To be done:
Copy exactly the lines from the start of the material through the line with "(sotrA\i) at (448,115+27*\i)". Pictures stay out of the copy.

Data section:
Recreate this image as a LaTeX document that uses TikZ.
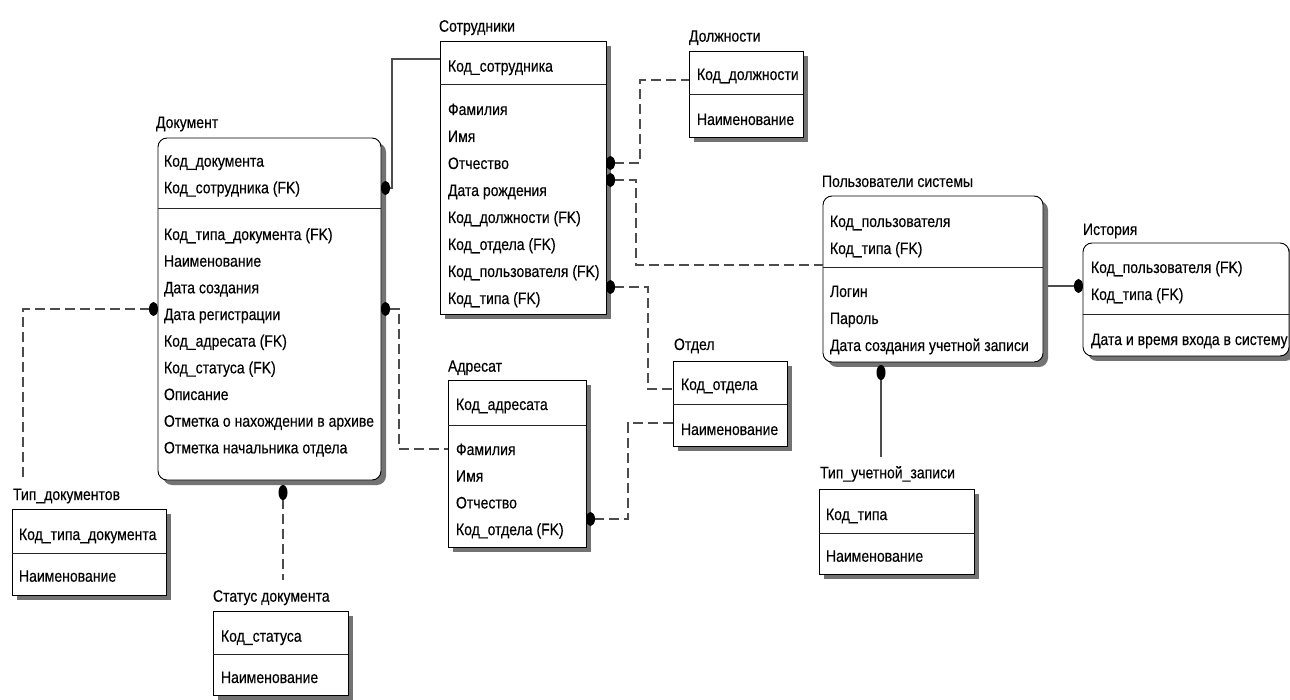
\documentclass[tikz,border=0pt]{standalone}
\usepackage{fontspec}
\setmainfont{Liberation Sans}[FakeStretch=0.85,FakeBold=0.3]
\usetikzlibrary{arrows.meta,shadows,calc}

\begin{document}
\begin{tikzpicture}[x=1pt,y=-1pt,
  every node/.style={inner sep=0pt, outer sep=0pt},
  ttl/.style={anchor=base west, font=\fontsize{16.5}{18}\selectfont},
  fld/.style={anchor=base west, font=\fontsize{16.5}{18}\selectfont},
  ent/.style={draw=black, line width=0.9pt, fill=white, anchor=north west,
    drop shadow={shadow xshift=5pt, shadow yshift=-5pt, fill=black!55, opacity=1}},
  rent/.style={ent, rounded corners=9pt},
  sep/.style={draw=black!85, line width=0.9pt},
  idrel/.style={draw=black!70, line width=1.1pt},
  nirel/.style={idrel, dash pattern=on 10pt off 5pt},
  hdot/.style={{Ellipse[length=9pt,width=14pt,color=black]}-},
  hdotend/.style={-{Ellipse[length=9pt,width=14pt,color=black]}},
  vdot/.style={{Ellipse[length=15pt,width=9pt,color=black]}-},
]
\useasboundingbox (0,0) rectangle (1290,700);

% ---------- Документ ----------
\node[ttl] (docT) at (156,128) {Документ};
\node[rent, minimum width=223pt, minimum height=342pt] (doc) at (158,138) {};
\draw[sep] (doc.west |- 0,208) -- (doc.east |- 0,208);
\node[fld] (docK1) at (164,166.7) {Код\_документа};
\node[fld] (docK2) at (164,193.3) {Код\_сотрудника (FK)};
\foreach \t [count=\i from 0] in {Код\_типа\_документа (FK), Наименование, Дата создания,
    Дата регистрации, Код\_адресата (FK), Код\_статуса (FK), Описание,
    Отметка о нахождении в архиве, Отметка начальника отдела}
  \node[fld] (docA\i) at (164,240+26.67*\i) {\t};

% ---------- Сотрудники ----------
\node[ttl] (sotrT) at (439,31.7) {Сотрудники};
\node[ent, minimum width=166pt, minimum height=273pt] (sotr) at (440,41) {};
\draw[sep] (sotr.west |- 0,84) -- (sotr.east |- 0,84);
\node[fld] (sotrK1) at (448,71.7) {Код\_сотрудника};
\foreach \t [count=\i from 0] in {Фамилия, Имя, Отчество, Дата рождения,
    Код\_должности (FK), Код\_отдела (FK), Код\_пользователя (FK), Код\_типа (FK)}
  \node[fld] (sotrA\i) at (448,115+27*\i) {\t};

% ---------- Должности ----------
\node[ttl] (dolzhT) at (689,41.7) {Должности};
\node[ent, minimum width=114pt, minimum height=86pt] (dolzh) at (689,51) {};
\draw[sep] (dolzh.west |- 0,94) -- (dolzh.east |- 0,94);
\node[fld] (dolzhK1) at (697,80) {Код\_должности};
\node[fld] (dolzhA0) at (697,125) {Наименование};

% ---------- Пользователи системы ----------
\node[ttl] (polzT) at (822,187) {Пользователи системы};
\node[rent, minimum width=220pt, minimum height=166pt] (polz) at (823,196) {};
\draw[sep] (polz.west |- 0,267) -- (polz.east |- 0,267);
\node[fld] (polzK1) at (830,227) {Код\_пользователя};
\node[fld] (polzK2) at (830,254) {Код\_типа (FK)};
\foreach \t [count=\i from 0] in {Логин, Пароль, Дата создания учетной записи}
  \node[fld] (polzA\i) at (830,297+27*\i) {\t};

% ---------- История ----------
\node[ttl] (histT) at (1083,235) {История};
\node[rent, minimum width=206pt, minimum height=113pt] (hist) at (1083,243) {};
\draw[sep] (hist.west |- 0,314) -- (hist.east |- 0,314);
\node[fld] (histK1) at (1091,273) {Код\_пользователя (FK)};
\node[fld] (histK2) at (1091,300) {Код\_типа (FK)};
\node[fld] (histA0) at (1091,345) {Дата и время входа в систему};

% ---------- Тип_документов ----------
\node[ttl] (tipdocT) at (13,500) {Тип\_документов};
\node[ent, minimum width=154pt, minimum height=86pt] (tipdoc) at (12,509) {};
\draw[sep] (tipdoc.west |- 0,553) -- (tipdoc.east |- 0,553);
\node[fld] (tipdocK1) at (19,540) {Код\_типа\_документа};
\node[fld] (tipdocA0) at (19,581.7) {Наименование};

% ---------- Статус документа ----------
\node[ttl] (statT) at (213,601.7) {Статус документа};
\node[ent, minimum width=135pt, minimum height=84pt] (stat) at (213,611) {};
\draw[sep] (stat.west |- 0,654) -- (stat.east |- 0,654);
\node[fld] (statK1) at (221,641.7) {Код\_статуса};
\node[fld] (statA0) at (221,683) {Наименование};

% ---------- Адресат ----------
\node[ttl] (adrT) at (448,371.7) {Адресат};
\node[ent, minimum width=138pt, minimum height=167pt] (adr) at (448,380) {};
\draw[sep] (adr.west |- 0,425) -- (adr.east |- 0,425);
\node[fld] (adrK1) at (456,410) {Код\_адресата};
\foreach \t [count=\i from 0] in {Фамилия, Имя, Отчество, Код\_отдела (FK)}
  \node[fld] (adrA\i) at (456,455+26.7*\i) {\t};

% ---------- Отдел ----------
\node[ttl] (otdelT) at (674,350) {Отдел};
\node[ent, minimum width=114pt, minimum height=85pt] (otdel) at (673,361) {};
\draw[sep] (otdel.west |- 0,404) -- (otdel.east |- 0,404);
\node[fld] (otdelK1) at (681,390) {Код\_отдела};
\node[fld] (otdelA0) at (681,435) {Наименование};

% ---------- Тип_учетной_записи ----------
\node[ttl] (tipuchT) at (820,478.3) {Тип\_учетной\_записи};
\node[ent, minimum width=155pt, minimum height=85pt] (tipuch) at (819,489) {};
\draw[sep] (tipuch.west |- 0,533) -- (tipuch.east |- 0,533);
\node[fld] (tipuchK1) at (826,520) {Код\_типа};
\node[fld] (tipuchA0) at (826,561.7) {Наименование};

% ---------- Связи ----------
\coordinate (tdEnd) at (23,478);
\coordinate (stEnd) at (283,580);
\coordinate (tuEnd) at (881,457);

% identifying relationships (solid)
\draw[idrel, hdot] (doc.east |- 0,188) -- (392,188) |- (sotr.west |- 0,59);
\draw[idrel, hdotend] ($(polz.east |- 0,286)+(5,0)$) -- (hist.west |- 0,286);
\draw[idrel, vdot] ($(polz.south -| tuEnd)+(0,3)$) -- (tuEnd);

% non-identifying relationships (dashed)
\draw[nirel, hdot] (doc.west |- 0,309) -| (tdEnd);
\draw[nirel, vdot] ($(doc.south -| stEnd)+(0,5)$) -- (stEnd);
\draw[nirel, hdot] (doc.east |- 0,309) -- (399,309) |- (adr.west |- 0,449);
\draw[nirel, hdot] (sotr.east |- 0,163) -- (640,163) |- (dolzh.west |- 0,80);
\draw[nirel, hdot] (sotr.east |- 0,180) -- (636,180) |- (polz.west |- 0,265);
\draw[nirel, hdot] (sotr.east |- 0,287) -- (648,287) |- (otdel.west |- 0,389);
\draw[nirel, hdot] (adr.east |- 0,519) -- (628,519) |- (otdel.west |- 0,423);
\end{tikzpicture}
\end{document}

Complete response:
Recreate this image as a LaTeX document that uses TikZ.
\documentclass[tikz,border=0pt]{standalone}
\usepackage{fontspec}
\setmainfont{Liberation Sans}[FakeStretch=0.85,FakeBold=0.3]
\usetikzlibrary{arrows.meta,shadows,calc}

\begin{document}
\begin{tikzpicture}[x=1pt,y=-1pt,
  every node/.style={inner sep=0pt, outer sep=0pt},
  ttl/.style={anchor=base west, font=\fontsize{16.5}{18}\selectfont},
  fld/.style={anchor=base west, font=\fontsize{16.5}{18}\selectfont},
  ent/.style={draw=black, line width=0.9pt, fill=white, anchor=north west,
    drop shadow={shadow xshift=5pt, shadow yshift=-5pt, fill=black!55, opacity=1}},
  rent/.style={ent, rounded corners=9pt},
  sep/.style={draw=black!85, line width=0.9pt},
  idrel/.style={draw=black!70, line width=1.1pt},
  nirel/.style={idrel, dash pattern=on 10pt off 5pt},
  hdot/.style={{Ellipse[length=9pt,width=14pt,color=black]}-},
  hdotend/.style={-{Ellipse[length=9pt,width=14pt,color=black]}},
  vdot/.style={{Ellipse[length=15pt,width=9pt,color=black]}-},
]
\useasboundingbox (0,0) rectangle (1290,700);

% ---------- Документ ----------
\node[ttl] (docT) at (156,128) {Документ};
\node[rent, minimum width=223pt, minimum height=342pt] (doc) at (158,138) {};
\draw[sep] (doc.west |- 0,208) -- (doc.east |- 0,208);
\node[fld] (docK1) at (164,166.7) {Код\_документа};
\node[fld] (docK2) at (164,193.3) {Код\_сотрудника (FK)};
\foreach \t [count=\i from 0] in {Код\_типа\_документа (FK), Наименование, Дата создания,
    Дата регистрации, Код\_адресата (FK), Код\_статуса (FK), Описание,
    Отметка о нахождении в архиве, Отметка начальника отдела}
  \node[fld] (docA\i) at (164,240+26.67*\i) {\t};

% ---------- Сотрудники ----------
\node[ttl] (sotrT) at (439,31.7) {Сотрудники};
\node[ent, minimum width=166pt, minimum height=273pt] (sotr) at (440,41) {};
\draw[sep] (sotr.west |- 0,84) -- (sotr.east |- 0,84);
\node[fld] (sotrK1) at (448,71.7) {Код\_сотрудника};
\foreach \t [count=\i from 0] in {Фамилия, Имя, Отчество, Дата рождения,
    Код\_должности (FK), Код\_отдела (FK), Код\_пользователя (FK), Код\_типа (FK)}
  \node[fld] (sotrA\i) at (448,115+27*\i) {\t};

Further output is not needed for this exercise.